But the most embellished part of the story is also the most gripping: the climactic sequence at the airport, in which the Americans are trying to get through security and onto the plane that will get them safely out of Iran. Virtually all of the hurdles in that sequence were made up, from the absence of the plane tickets when they first got to the airport (in fact, the Canadians had already bought them) to a scene in which the group is detained by airport security (according to Haglund, Mendez himself has said that the process went "smooth as silk"). And, as Haglund writes: "Most improbably, the teams of carpet weavers that the Iranian government put to work repairing shredded documents (something they actually did!) piece together the face of one of the six Americans right as the group reaches the airport, and those carpet weavers relay the image to their higher-ups in time for armed men to chase down the departing airplane in a jeep and police cars. None of that happened."

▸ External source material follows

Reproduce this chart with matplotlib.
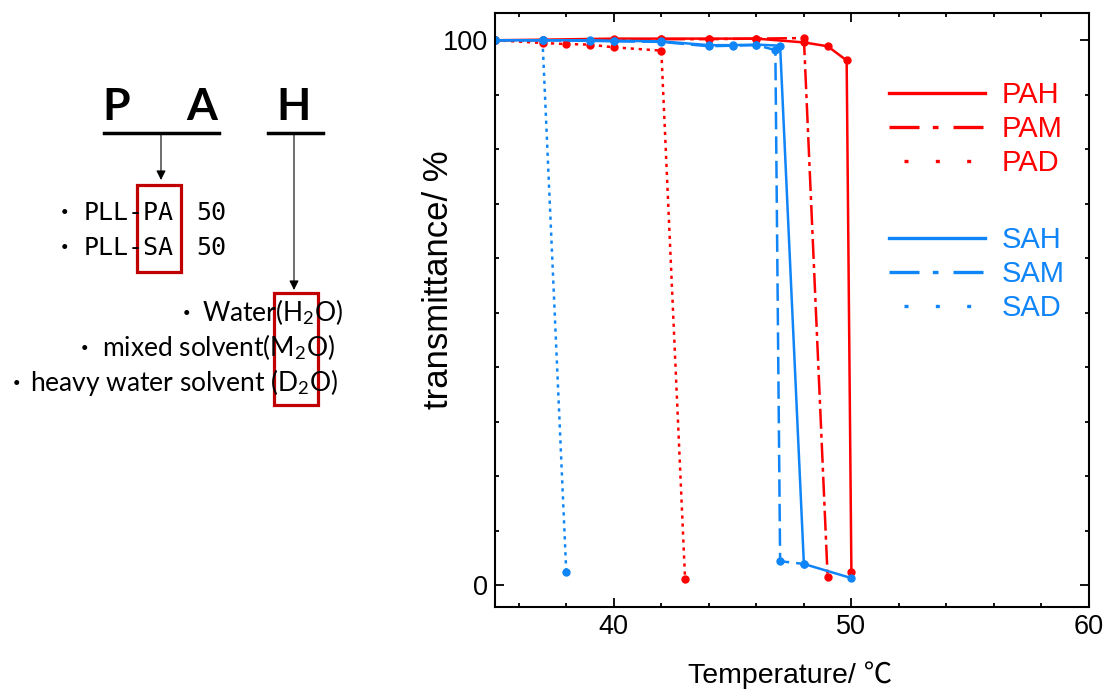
import numpy as np
import matplotlib
matplotlib.use('Agg')
import matplotlib.pyplot as plt
import matplotlib.patches as mpatches
from matplotlib.lines import Line2D
from matplotlib.ticker import MultipleLocator

# transmittance (%) vs temperature (deg C)
pah_t = [35, 37, 40, 42, 44, 46, 48, 49, 49.8, 50]
pah_v = [100, 100.1, 100.3, 100.3, 100.3, 100.3, 99.6, 98.9, 96.3, 2.4]
pam_t = [35, 37, 40, 42, 44, 46, 48, 49]
pam_v = [100, 100, 100.1, 100.2, 100.2, 100.3, 100.4, 1.5]
pad_t = [35, 37, 38, 39, 40, 42, 43]
pad_v = [100, 99.5, 99.3, 99.2, 98.7, 98.1, 1.1]
sah_t = [35, 37, 39, 40, 42, 44, 45, 46, 47, 48, 50]
sah_v = [100, 100, 100, 99.9, 99.8, 99.1, 99.1, 99.2, 99.0, 3.9, 1.3]
sam_t = [35, 37, 39, 40, 42, 44, 45, 46, 46.8, 47, 48]
sam_v = [100, 100, 99.9, 99.8, 99.7, 98.9, 99.0, 99.1, 98.2, 4.4, 3.9]
sad_t = [35, 37, 38]
sad_v = [100, 100, 2.4]

RED = '#FF0000'
BLUE = '#0F85F7'
DARKRED = '#C00000'

plt.rcParams['mathtext.fontset'] = 'custom'
plt.rcParams['mathtext.rm'] = 'Lato'
plt.rcParams['mathtext.it'] = 'Lato:italic'
plt.rcParams['mathtext.bf'] = 'Lato:bold'

W, H = 1107, 693
def px(x, y):
    "pixel position -> figure fraction"
    return x / W, 1 - y / H

fig = plt.figure(figsize=(W / 100, H / 100), dpi=100)
ax = fig.add_axes([495 / W, 1 - 607 / H, (1089 - 495) / W, (607 - 13) / H])

"Plot series"
lw = 1.8
ax.plot(pah_t, pah_v, '-', color=RED, lw=lw, marker='o', ms=5)
ax.plot(pam_t, pam_v, color=RED, lw=lw, ls=(0, (8, 2, 1.6, 2)), marker='o', ms=5)
ax.plot(pad_t, pad_v, color=RED, lw=lw, ls=(0, (1.3, 1.9)), marker='o', ms=5)
ax.plot(sah_t, sah_v, '-', color=BLUE, lw=lw, marker='o', ms=5)
ax.plot(sam_t, sam_v, color=BLUE, lw=lw, ls=(0, (7, 2.8)), marker='o', ms=5)
ax.plot(sad_t, sad_v, color=BLUE, lw=lw, ls=(0, (1.3, 1.9)), marker='o', ms=5)

ax.set_xlim(35, 60)
ax.set_ylim(-4, 105)
ax.xaxis.set_major_locator(MultipleLocator(10))
ax.xaxis.set_minor_locator(MultipleLocator(2))
ax.yaxis.set_major_locator(MultipleLocator(100))
ax.yaxis.set_minor_locator(MultipleLocator(10))
ax.tick_params(which='both', direction='in', top=True, right=True, width=1.3)
ax.tick_params(which='major', length=6.5, labelsize=19.5, pad=5)
ax.tick_params(which='minor', length=3)
for lab in ax.get_xticklabels() + ax.get_yticklabels():
    lab.set_family(['Liberation Sans', 'DejaVu Sans'])
for sp in ax.spines.values():
    sp.set_linewidth(1.5)

lab_font = ['Liberation Sans', 'Noto Sans CJK JP', 'DejaVu Sans']
fig.text(*px(790, 683), 'Temperature/ \u2103', fontsize=20.5, family=lab_font,
         ha='center', va='baseline')
fig.text(*px(439, 280), 'transmittance/ %', fontsize=25, family=lab_font,
         rotation=90, ha='center', va='center')

"Legends"
lw_leg = 2.4
def handle(color, ls):
    return Line2D([], [], color=color, lw=lw_leg, ls=ls)
dd = (0, (9, 4, 1.7, 4.5))
dot = (4.9, (1.2, 8.2))
leg_kw = dict(frameon=False, handlelength=3.3, handletextpad=0.55,
              labelspacing=0.21, borderpad=0, borderaxespad=0, loc='center left',
              bbox_transform=fig.transFigure,
              prop={'family': 'Liberation Sans', 'size': 21})
leg1 = ax.legend([handle(RED, '-'), handle(RED, dd), handle(RED, dot)],
                 ['PAH', 'PAM', 'PAD'], labelcolor=RED,
                 bbox_to_anchor=px(889, 129), **leg_kw)
ax.add_artist(leg1)
ax.legend([handle(BLUE, '-'), handle(BLUE, dd), handle(BLUE, dot)],
          ['SAH', 'SAM', 'SAD'], labelcolor=BLUE,
          bbox_to_anchor=px(889, 274), **leg_kw)

"Left-hand naming diagram"
big = dict(fontsize=32, fontweight='bold', family='Lato', ha='center', va='baseline')
fig.text(*px(116, 120), 'P', **big)
fig.text(*px(202, 120), 'A', **big)
fig.text(*px(294, 120), 'H', **big)
for x0, x1 in [(104, 219), (268, 323)]:
    fig.add_artist(Line2D([x0 / W, x1 / W], [1 - 133 / H] * 2, color='k', lw=2.5,
                          transform=fig.transFigure))
for x, y0, y1 in [(161, 134, 180), (294, 134, 290)]:
    fig.add_artist(mpatches.FancyArrowPatch(px(x, y0), px(x, y1), transform=fig.transFigure,
                                            arrowstyle='-|>', mutation_scale=14, lw=0.8,
                                            color='k', shrinkA=0, shrinkB=0))
for x0, y0, x1, y1 in [(137, 185, 181, 272), (274, 293, 318, 405)]:
    fig.add_artist(mpatches.Rectangle(px(x0, y1), (x1 - x0) / W, (y1 - y0) / H,
                                      fill=False, ec=DARKRED, lw=2.3,
                                      transform=fig.transFigure))

bullet = dict(fontsize=17, family=['Noto Sans CJK JP', 'DejaVu Sans'], ha='center', va='baseline')
mono = dict(fontsize=18, family='DejaVu Sans Mono', va='baseline')
for name, yb in [('PLL-PA', 220), ('PLL-SA', 255)]:
    fig.text(*px(64, yb), '\u30fb', **bullet)
    fig.text(*px(84, yb), name, **mono)
    fig.text(*px(196, yb), '50', **mono)

sol = dict(fontsize=19, family='Lato', va='baseline')
for label, xb, xt, yb in [('Water(H$_2$O)', 187, 202, 321),
                          ('mixed solvent(M$_2$O)', 85, 102, 356),
                          ('heavy water solvent (D$_2$O)', 16, 30, 391)]:
    fig.text(*px(xb, yb), '\u30fb', **bullet)
    fig.text(*px(xt, yb), label, **sol)

plt.savefig('out.png', dpi=100)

Despite the inaccuracies, each film is poised to clean-up during awards season. So far, Argo has won a Golden Globe for Best Picture, and Ben Affleck won for Best Director. Jessica Chastain and Daniel Day-Lewis both won Best Acting Globes. And each film is nominated for a Best Picture Oscar, along with nominations in several other categories. Clearly, the truth is irrelevant.
Jillian Rayfield is an Assistant News Editor for Salon, focusing on politics. In the past she has written for the websites of MSNBC, Rolling Stone, New York Magazine's Daily Intel, and Talking Points Memo. Follow her on Twitter: @jillrayfield.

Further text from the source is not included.